Task to carry out:
Copy every line of the listing that holds the string "chart".

Recorded information:

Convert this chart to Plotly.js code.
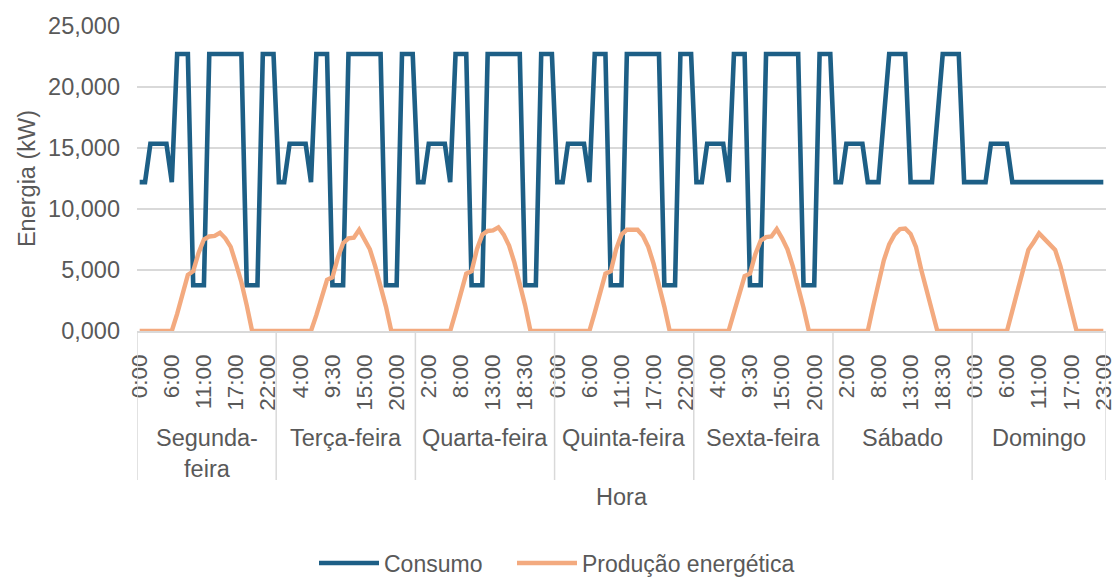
<!DOCTYPE html>
<html>
<head>
<meta charset="utf-8">
<script src="https://cdn.plot.ly/plotly-3.0.1.min.js"></script>
<style>html,body{margin:0;padding:0;background:#fff;}#chart{width:1116px;height:578px;}</style>
</head>
<body>
<div id="chart"></div>
<script>
// ---- Data ----
const days = ["Segunda-feira", "Terça-feira", "Quarta-feira", "Quinta-feira", "Sexta-feira", "Sábado", "Domingo"];
const dayLabels = ["Segunda-<br>feira", "Terça-feira", "Quarta-feira", "Quinta-feira", "Sexta-feira", "Sábado", "Domingo"];

const timesWeekday = ["0:00","1:00","2:00","3:00","4:00","5:00","6:00","7:00","8:00","9:00","9:30","10:00","11:00","12:00","13:00","14:00","15:00","16:00","17:00","18:00","18:30","19:00","20:00","21:00","22:00","23:00"];
const timesSunday  = ["0:00","1:00","2:00","3:00","4:00","5:00","6:00","7:00","8:00","9:00","9:30","10:00","11:00","12:00","13:00","14:00","15:00","16:00","17:00","18:00","19:00","20:00","21:00","22:00","23:00"];

// Consumo (kW)
const consumoSegunda = [12200,12200,15350,15350,15350,15350,12200,22700,22700,22700,3750,3750,3750,22700,22700,22700,22700,22700,22700,22700,3750,3750,3750,22700,22700,22700];
const consumoTerca   = [12200,12200,15350,15350,15350,15350,12200,22700,22700,22700,3750,3750,3750,22700,22700,22700,22700,22700,22700,22700,3750,3750,3750,22700,22700,22700];
const consumoQuarta  = [12200,12200,15350,15350,15350,15350,12200,22700,22700,22700,3750,3750,3750,22700,22700,22700,22700,22700,22700,22700,3750,3750,3750,22700,22700,22700];
const consumoQuinta  = [12200,12200,15350,15350,15350,15350,12200,22700,22700,22700,3750,3750,3750,22700,22700,22700,22700,22700,22700,22700,3750,3750,3750,22700,22700,22700];
const consumoSexta   = [12200,12200,15350,15350,15350,15350,12200,22700,22700,22700,3750,3750,3750,22700,22700,22700,22700,22700,22700,22700,3750,3750,3750,22700,22700,22700];
const consumoSabado  = [12200,12200,15350,15350,15350,15350,12200,12200,12200,17450,22700,22700,22700,22700,12200,12200,12200,12200,12200,17450,22700,22700,22700,22700,12200,12200];
const consumoDomingo = [12200,12200,12200,15350,15350,15350,15350,12200,12200,12200,12200,12200,12200,12200,12200,12200,12200,12200,12200,12200,12200,12200,12200,12200,12200];

// Produção energética (kW)
const producaoSegunda = [0,0,0,0,0,0,0,1400,3000,4600,4900,6400,7500,7750,7800,8050,7600,6900,5500,4000,2100,0,0,0,0,0];
const producaoTerca   = [0,0,0,0,0,0,0,1300,2800,4200,4400,6000,7200,7600,7650,8300,7500,6700,5300,3800,2000,0,0,0,0,0];
const producaoQuarta  = [0,0,0,0,0,0,0,1500,3100,4700,4900,6700,7900,8200,8250,8500,7900,7000,5600,4000,2100,0,0,0,0,0];
const producaoQuinta  = [0,0,0,0,0,0,0,1500,3100,4700,4900,6700,7900,8300,8300,8300,7800,6900,5500,3900,2000,0,0,0,0,0];
const producaoSexta   = [0,0,0,0,0,0,0,1500,3000,4500,4700,6300,7400,7700,7750,8350,7600,6700,5300,3700,1900,0,0,0,0,0];
const producaoSabado  = [0,0,0,0,0,0,0,2000,4100,5800,7100,7900,8350,8400,7950,6900,5000,3300,1600,0,0,0,0,0,0,0];
const producaoDomingo = [0,0,0,0,0,0,0,1650,3300,5000,6650,7300,8000,7550,7100,6650,5300,3500,1750,0,0,0,0,0,0];

const yTickVals  = [0, 5000, 10000, 15000, 20000, 25000];
const yTickText  = ["0,000", "5,000", "10,000", "15,000", "20,000", "25,000"];

// ---- Build the category axis ----
const dayTimes = [timesWeekday, timesWeekday, timesWeekday, timesWeekday, timesWeekday, timesWeekday, timesSunday];
const consumoDays = [consumoSegunda, consumoTerca, consumoQuarta, consumoQuinta, consumoSexta, consumoSabado, consumoDomingo];
const producaoDays = [producaoSegunda, producaoTerca, producaoQuarta, producaoQuinta, producaoSexta, producaoSabado, producaoDomingo];

const xCats = [], xTimes = [], consumo = [], producao = [];
const dayStart = [];
days.forEach((d, di) => {
  dayStart.push(xCats.length);
  dayTimes[di].forEach((t, ti) => {
    xCats.push(d + " " + t);
    xTimes.push(t);
    consumo.push(consumoDays[di][ti]);
    producao.push(producaoDays[di][ti]);
  });
});
const nCats = xCats.length;
const LABEL_EVERY = 6;
const tickVals = [], tickText = [];
for (let i = 0; i < nCats; i += LABEL_EVERY) { tickVals.push(xCats[i]); tickText.push(xTimes[i]); }

const FONT = "Liberation Sans, Arial, Helvetica, sans-serif";
const FS = 23.5;
const GREY = "#595959";
const GRID = "#d9d9d9";

const W = 1116, H = 578;
const mL = 137, mR = 10;
const plotTop = 26, plotBottom = 331, plotH = plotBottom - plotTop;
const plotW = W - mL - mR;
const py = (px) => (plotBottom - px) / plotH;
const pxp = (px) => (px - mL) / plotW;

const shapes = [];
const annotations = [];
for (let di = 0; di <= days.length; di++) {
  const xs = (di < days.length ? dayStart[di] : nCats) - 0.5;
  shapes.push({type: "line", xref: "x", yref: "paper", x0: xs, x1: xs, y0: 0, y1: py(480),
               line: {color: GRID, width: 1.5}});
}
days.forEach((d, di) => {
  const s = dayStart[di] - 0.5;
  const e = (di + 1 < days.length ? dayStart[di + 1] : nCats) - 0.5;
  annotations.push({xref: "x", yref: "paper", x: (s + e) / 2, y: py(423), yanchor: "top", xanchor: "center",
                    text: dayLabels[di], showarrow: false, font: {family: FONT, size: FS, color: GREY}});
});

const traces = [
  {x: xCats, y: consumo, type: "scatter", mode: "lines", name: "Consumo", legend: "legend",
   line: {color: "#1d5f86", width: 4.6}},
  {x: xCats, y: producao, type: "scatter", mode: "lines", name: "Produção energética", legend: "legend2",
   line: {color: "#f3aa7f", width: 4.4}}
];

const legendStyle = {orientation: "h", xanchor: "left", yanchor: "middle", y: py(563),
                     font: {family: FONT, size: 23, color: GREY}, itemwidth: 60, bgcolor: "rgba(0,0,0,0)"};

const layout = {
  width: W, height: H,
  margin: {l: mL, r: mR, t: plotTop, b: H - plotBottom, pad: 0, autoexpand: false},
  paper_bgcolor: "#fff", plot_bgcolor: "#fff",
  font: {family: FONT, size: FS, color: GREY},
  showlegend: true,
  legend: Object.assign({}, legendStyle, {x: pxp(314)}),
  legend2: Object.assign({}, legendStyle, {x: pxp(512)}),
  xaxis: {type: "category", range: [-0.5, nCats - 0.5], tickmode: "array", tickvals: tickVals, ticktext: tickText,
          tickangle: -90, tickfont: {family: FONT, size: 22.5, color: GREY}, ticks: "", showgrid: false,
          showline: true, linecolor: GRID, linewidth: 1.5, zeroline: false, fixedrange: true,
          ticklabelstandoff: 13,
          title: {text: "Hora", font: {family: FONT, size: FS, color: GREY}, standoff: 78}},
  yaxis: {range: [0, 25000], tickmode: "array", tickvals: yTickVals, ticktext: yTickText,
          tickfont: {family: FONT, size: FS, color: GREY}, showgrid: true, gridcolor: GRID, gridwidth: 1.3,
          zeroline: false, showline: false, ticks: "", fixedrange: true, ticklabelstandoff: 16,
          title: {text: "Energia (kW)", font: {family: FONT, size: FS, color: GREY}, standoff: 5}},
  shapes: shapes,
  annotations: annotations
};

Plotly.newPlot("chart", traces, layout, {displayModeBar: false, staticPlot: true});
</script>
</body>
</html>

Response below:
Convert this chart to Plotly.js code.
<style>html,body{margin:0;padding:0;background:#fff;}#chart{width:1116px;height:578px;}</style>
<div id="chart"></div>
Plotly.newPlot("chart", traces, layout, {displayModeBar: false, staticPlot: true});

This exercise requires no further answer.